Leave out the pictures and restate the rest of the data exactly.

-------

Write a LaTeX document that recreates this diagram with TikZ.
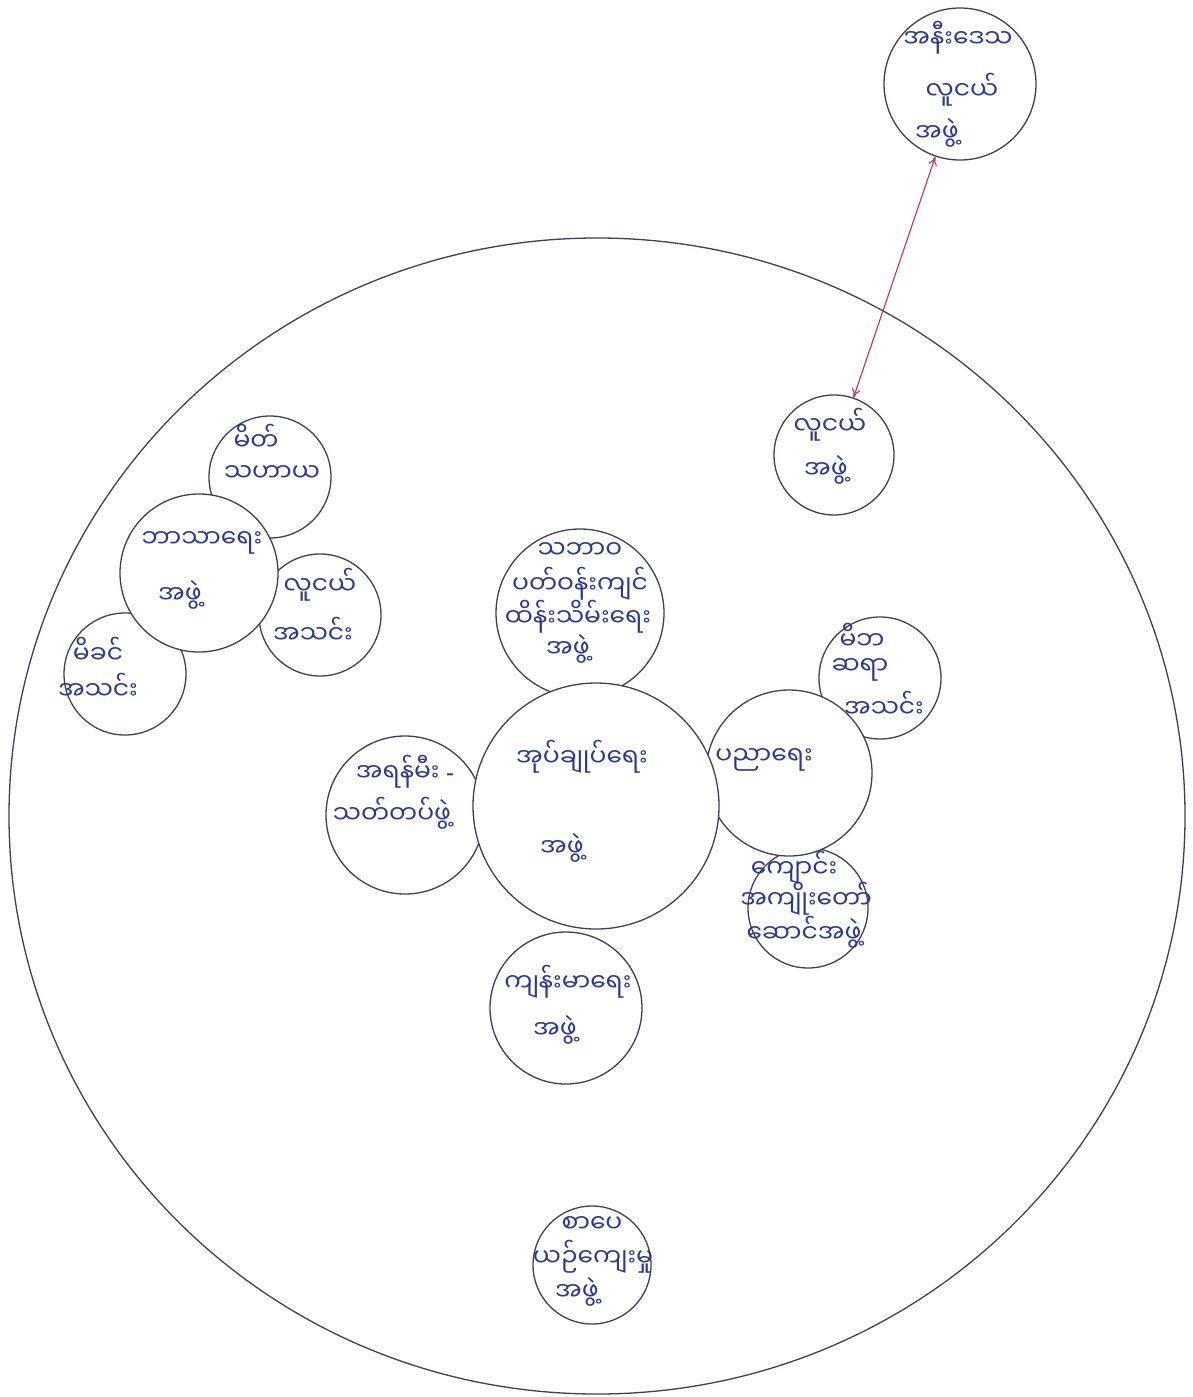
\documentclass[tikz,border=0pt]{standalone}
\usepackage{fontspec}
\usetikzlibrary{shapes.geometric,arrows.meta}
\newfontfamily\myfont[Script=Myanmar]{Noto Sans Myanmar UI}
\newfontfamily\latfont{Noto Sans}
\definecolor{ringc}{HTML}{3E3F55}
\definecolor{inkc}{HTML}{2B3A8F}
\definecolor{arrowc}{HTML}{C2305E}
\tikzset{
  ring/.style={circle, draw=ringc, fill=white, line width=1.3pt, minimum size=#1, inner sep=0pt},
  lbl/.style={text=inkc, font=\myfont\fontsize{25}{30}\selectfont, inner sep=0pt},
  link/.style={draw=arrowc, line width=1.1pt, {To[length=9pt,width=9pt]}-{To[length=9pt,width=9pt]}}
}
\begin{document}
\begin{tikzpicture}[x=1pt,y=-1pt]
\useasboundingbox[fill=white] (0,0) rectangle (1193,1397);
% community boundary
\node (community) [ellipse, draw=ringc, line width=1.3pt, minimum width=1176pt, minimum height=1156pt, inner sep=0pt] at (597,816) {};

% outside + youth
\node (near) [ring=152pt] at (960,84) {};
\node (youth) [ring=120pt] at (834,455) {};
\draw[link] (near) -- (youth);

% religious cluster (satellites first)
\node (mitta) [ring=122pt] at (270,477) {};
\node (yassoc) [ring=122pt] at (320,615) {};
\node (mother) [ring=122pt] at (125,674) {};
\node (relig) [ring=158pt] at (199,573) {};

% central cluster
\node (env) [ring=168pt] at (580,613) {};
\node (fire) [ring=158pt] at (405,815) {};
\node (health) [ring=152pt] at (566,1008) {};
\node (pta) [ring=122pt] at (880,678) {};
\node (board) [ring=120pt] at (808,908) {};
\node (edu) [ring=166pt] at (789,773) {};
\node (admin) [ring=246pt] at (596,806) {};

% literature
\node (lit) [ring=118pt] at (592,1265) {};

% labels
\node (l1a) [lbl] at (958,38) {အနီးဒေသ};
\node (l1b) [lbl] at (962,90) {လူငယ်};
\node (l1c) [lbl] at (937,133) {အဖွဲ့};

\node (l2a) [lbl] at (830,425) {လူငယ်};
\node (l2b) [lbl] at (826,470) {အဖွဲ့};

\node (l3a) [lbl] at (256,437) {မိတ်};
\node (l3b) [lbl] at (272,473) {သဟာယ};

\node (l4a) [lbl] at (202,543) {ဘာသာရေး};
\node (l4b) [lbl] at (180,595) {အဖွဲ့};

\node (l5a) [lbl] at (320,585) {လူငယ်};
\node (l5b) [lbl] at (313,630) {အသင်း};

\node (l6a) [lbl] at (98,650) {မိခင်};
\node (l6b) [lbl] at (98,686) {အသင်း};

\node (l7a) [lbl] at (580,550) {သဘာဝ};
\node (l7b) [lbl] at (580,584) {ပတ်ဝန်းကျင်};
\node (l7c) [lbl] at (578,617) {ထိန်းသိမ်းရေး};
\node (l7d) [lbl] at (568,649) {အဖွဲ့};

\node (l8a) [lbl] at (582,757) {အုပ်ချုပ်ရေး};
\node (l8b) [lbl] at (562,848) {အဖွဲ့};

\node (l9a) [lbl] at (405,772) {အရန်မီး {\latfont -}};
\node (l9b) [lbl] at (392,813) {သတ်တပ်ဖွဲ့};

\node (l10a) [lbl] at (764,760) {ပညာရေး};

\node (l11a) [lbl] at (862,636) {မိဘ};
\node (l11b) [lbl] at (860,670) {ဆရာ};
\node (l11c) [lbl] at (884,704) {အသင်း};

\node (l12a) [lbl] at (794,868) {ကျောင်း};
\node (l12b) [lbl] at (806,899) {အကျိုးတော်};
\node (l12c) [lbl] at (804,932) {ဆောင်အဖွဲ့};

\node (l13a) [lbl] at (568,982) {ကျန်းမာရေး};
\node (l13b) [lbl] at (555,1030) {အဖွဲ့};

\node (l14a) [lbl] at (592,1224) {စာပေ};
\node (l14b) [lbl] at (593,1257) {ယဉ်ကျေးမှု};
\node (l14c) [lbl] at (577,1292) {အဖွဲ့};
\end{tikzpicture}
\end{document}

-------

Expected output:
Write a LaTeX document that recreates this diagram with TikZ.
\documentclass[tikz,border=0pt]{standalone}
\usepackage{fontspec}
\usetikzlibrary{shapes.geometric,arrows.meta}
\newfontfamily\myfont[Script=Myanmar]{Noto Sans Myanmar UI}
\newfontfamily\latfont{Noto Sans}
\definecolor{ringc}{HTML}{3E3F55}
\definecolor{inkc}{HTML}{2B3A8F}
\definecolor{arrowc}{HTML}{C2305E}
\tikzset{
  ring/.style={circle, draw=ringc, fill=white, line width=1.3pt, minimum size=#1, inner sep=0pt},
  lbl/.style={text=inkc, font=\myfont\fontsize{25}{30}\selectfont, inner sep=0pt},
  link/.style={draw=arrowc, line width=1.1pt, {To[length=9pt,width=9pt]}-{To[length=9pt,width=9pt]}}
}
\begin{document}
\begin{tikzpicture}[x=1pt,y=-1pt]
\useasboundingbox[fill=white] (0,0) rectangle (1193,1397);
% community boundary
\node (community) [ellipse, draw=ringc, line width=1.3pt, minimum width=1176pt, minimum height=1156pt, inner sep=0pt] at (597,816) {};

% outside + youth
\node (near) [ring=152pt] at (960,84) {};
\node (youth) [ring=120pt] at (834,455) {};
\draw[link] (near) -- (youth);

% religious cluster (satellites first)
\node (mitta) [ring=122pt] at (270,477) {};
\node (yassoc) [ring=122pt] at (320,615) {};
\node (mother) [ring=122pt] at (125,674) {};
\node (relig) [ring=158pt] at (199,573) {};

% central cluster
\node (env) [ring=168pt] at (580,613) {};
\node (fire) [ring=158pt] at (405,815) {};
\node (health) [ring=152pt] at (566,1008) {};
\node (pta) [ring=122pt] at (880,678) {};
\node (board) [ring=120pt] at (808,908) {};
\node (edu) [ring=166pt] at (789,773) {};
\node (admin) [ring=246pt] at (596,806) {};

% literature
\node (lit) [ring=118pt] at (592,1265) {};

% labels
\node (l1a) [lbl] at (958,38) {အနီးဒေသ};
\node (l1b) [lbl] at (962,90) {လူငယ်};
\node (l1c) [lbl] at (937,133) {အဖွဲ့};

\node (l2a) [lbl] at (830,425) {လူငယ်};
\node (l2b) [lbl] at (826,470) {အဖွဲ့};

\node (l3a) [lbl] at (256,437) {မိတ်};
\node (l3b) [lbl] at (272,473) {သဟာယ};

\node (l4a) [lbl] at (202,543) {ဘာသာရေး};
\node (l4b) [lbl] at (180,595) {အဖွဲ့};

\node (l5a) [lbl] at (320,585) {လူငယ်};
\node (l5b) [lbl] at (313,630) {အသင်း};

\node (l6a) [lbl] at (98,650) {မိခင်};
\node (l6b) [lbl] at (98,686) {အသင်း};

\node (l7a) [lbl] at (580,550) {သဘာဝ};
\node (l7b) [lbl] at (580,584) {ပတ်ဝန်းကျင်};
\node (l7c) [lbl] at (578,617) {ထိန်းသိမ်းရေး};
\node (l7d) [lbl] at (568,649) {အဖွဲ့};

\node (l8a) [lbl] at (582,757) {အုပ်ချုပ်ရေး};
\node (l8b) [lbl] at (562,848) {အဖွဲ့};

\node (l9a) [lbl] at (405,772) {အရန်မီး {\latfont -}};
\node (l9b) [lbl] at (392,813) {သတ်တပ်ဖွဲ့};

\node (l10a) [lbl] at (764,760) {ပညာရေး};

\node (l11a) [lbl] at (862,636) {မိဘ};
\node (l11b) [lbl] at (860,670) {ဆရာ};
\node (l11c) [lbl] at (884,704) {အသင်း};

\node (l12a) [lbl] at (794,868) {ကျောင်း};
\node (l12b) [lbl] at (806,899) {အကျိုးတော်};
\node (l12c) [lbl] at (804,932) {ဆောင်အဖွဲ့};

\node (l13a) [lbl] at (568,982) {ကျန်းမာရေး};
\node (l13b) [lbl] at (555,1030) {အဖွဲ့};

\node (l14a) [lbl] at (592,1224) {စာပေ};
\node (l14b) [lbl] at (593,1257) {ယဉ်ကျေးမှု};
\node (l14c) [lbl] at (577,1292) {အဖွဲ့};
\end{tikzpicture}
\end{document}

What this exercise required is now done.